“Mum, am I a Srbenka?” Nina Batinic recalls asking as a seven-year-old in a new film that highlights Croatia’s still fragile inter-ethnic relations more than two decades on from the country’s bloody war.
Not only did the young Croatian girl not know the correct word for a female ethnic Serb — it should be Srpkinja — but she had no inkling that she was one — a revelation that shocked and filled her with fear.
The true scenario provided the inspiration for “Srbenka”, an award-winning documentary by Croatian director Nebojsa Slijepcevic about a generation born years after Croatia’s 1990s conflict but still deeply affected by its legacy.
Nina is a “victim of something a child should not be aware of at all —ethnicity,” Slijepcevic said in an interview with AFP.
“For me, it was horrible that a child in Croatia, many years after the war… cries over not being an ethnic Croat,” the Zagreb-born director said.

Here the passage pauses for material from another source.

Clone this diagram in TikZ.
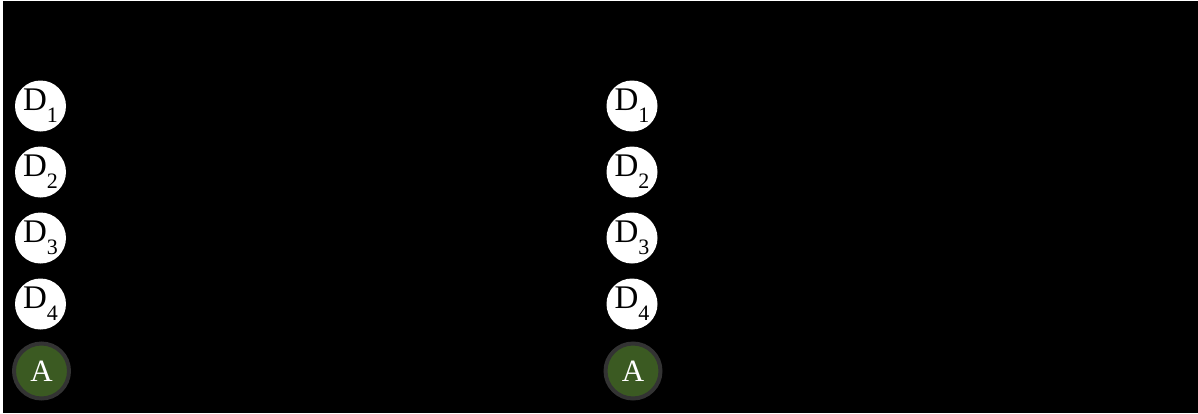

Ethnic Serbs are still Croatia’s largest minority, accounting for four percent of its 4.2 million people, and protecting their rights, as well as those of other ethnic groups, was one of the key conditions for Croatia’s European Union membership in 2013.
Nevertheless, there are signs of intolerance.
A petition, launched by a right-wing group in May to curb the rights of ethnic Serbs and other ethnic minorities has gathered more than 390,000 signatures, or 10 percent of the electorate.